For Immediate Release
WASHINGTON - MARJORIE COHN, marjorielegal at gmail.com, www.marjoriecohn.com
Professor at Thomas Jefferson School of Law and former president of the National Lawyers Guild, Cohn is also the author of The United States and Torture and Rules of Disengagement: The Politics and Honor of Military Dissent. She said today: “Since the United States is charging Edward Snowden under the Espionage Act, he has a well-founded fear of prosecution if he is returned to the U.S. Given the torture of Bradley Manning, who was kept in solitary confinement for nine months in Virginia, Snowden would also have a well-founded fear of persecution in the U.S. Thus Snowden can probably make a good case for political asylum in Ecuador. Ironically, the antagonistic policies the U.S. government maintains against Cuba and Venezuela will make those countries unsympathetic to a U.S. request for extradition of Snowden if he stops there on his way to Ecuador.”
NORMAN SOLOMON, solomonprogressive at gmail.com, normansolomon.com
Solomon is the founding director of the Institute for Public Accuracy and author of many books including War Made Easy: How Presidents and Pundits Keep Spinning Us to Death. His is the co-founder of RootsAction.org, whose petition titled, “Mr. President, Hands Off Edward Snowden,” has garnered over 20,000 signatures since last night. He spoke with RT yesterday about Snowden’s political asylum process. Solomon wrote a column today for the independent progressive news site Common Dreams titled, “The Pursuit of Edward Snowden: Washington in a Rage, Striving to Run the World.”
Said Solomon: “The same government that continues to expand its invasive dragnet of surveillance, all over the United States and the rest of the world, is now asserting its prerogative to drag Snowden back to the USA from anywhere on the planet. It’s not only about punishing him and discouraging other potential whistleblowers. Top U.S. officials are also determined to—quite literally—silence Snowden’s voice, as Bradley Manning’s voice has been nearly silenced behind prison walls. …

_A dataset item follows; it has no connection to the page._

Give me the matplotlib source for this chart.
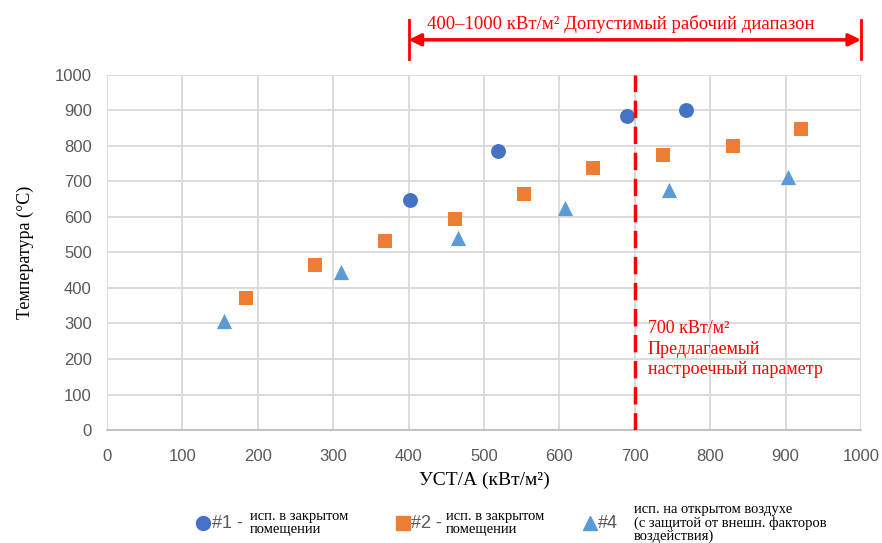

“Those at the top of the U.S. government insist that Edward Snowden and Bradley Manning have betrayed it. But that’s backward. Putting its money on vast secrecy and military violence instead of democracy, the government has betrayed Snowden and Manning and the rest of us.”
MARK WEISBROT, via Dan Beeton, beeton at cepr.net
Weisbrot is co-director of the Center for Economic and Policy Research, which just released a statement titled, “Ecuador or Another Country Should Grant Asylum to Snowden, CEPR Co-Director Says.” He has written extensively on Ecuador.
Weisbrot said: “It is important that everyone who believes in freedom to defend Ecuador from Washington’s threats, which are very likely if the Ecuadorean government grants asylum to Snowden. Other governments around the world – whose citizens’ rights have been violated by NSA surveillance overreach – should stand behind Ecuador if it chooses to grant Snowden asylum, as should NGO’s. To charge Snowden with espionage is a severe form of political persecution.
“There is good reason for other Latin American countries especially to express solidarity with Ecuador, since so many of them have been subject to U.S. government interference and hostility merely for pursuing alternative paths of economic development, governance and diplomacy than those desired by Washington.
“The Obama administration has prosecuted more than twice as many people under the Espionage Act than all previous presidents combined. This demonstrates – as do many of the details of these cases themselves – that the administration is applying the law arbitrarily in order to silence people who are exposing what are sometimes criminal and dangerous abuses. Ecuador would be right to see such actions as political persecution and therefore approve this request for asylum.”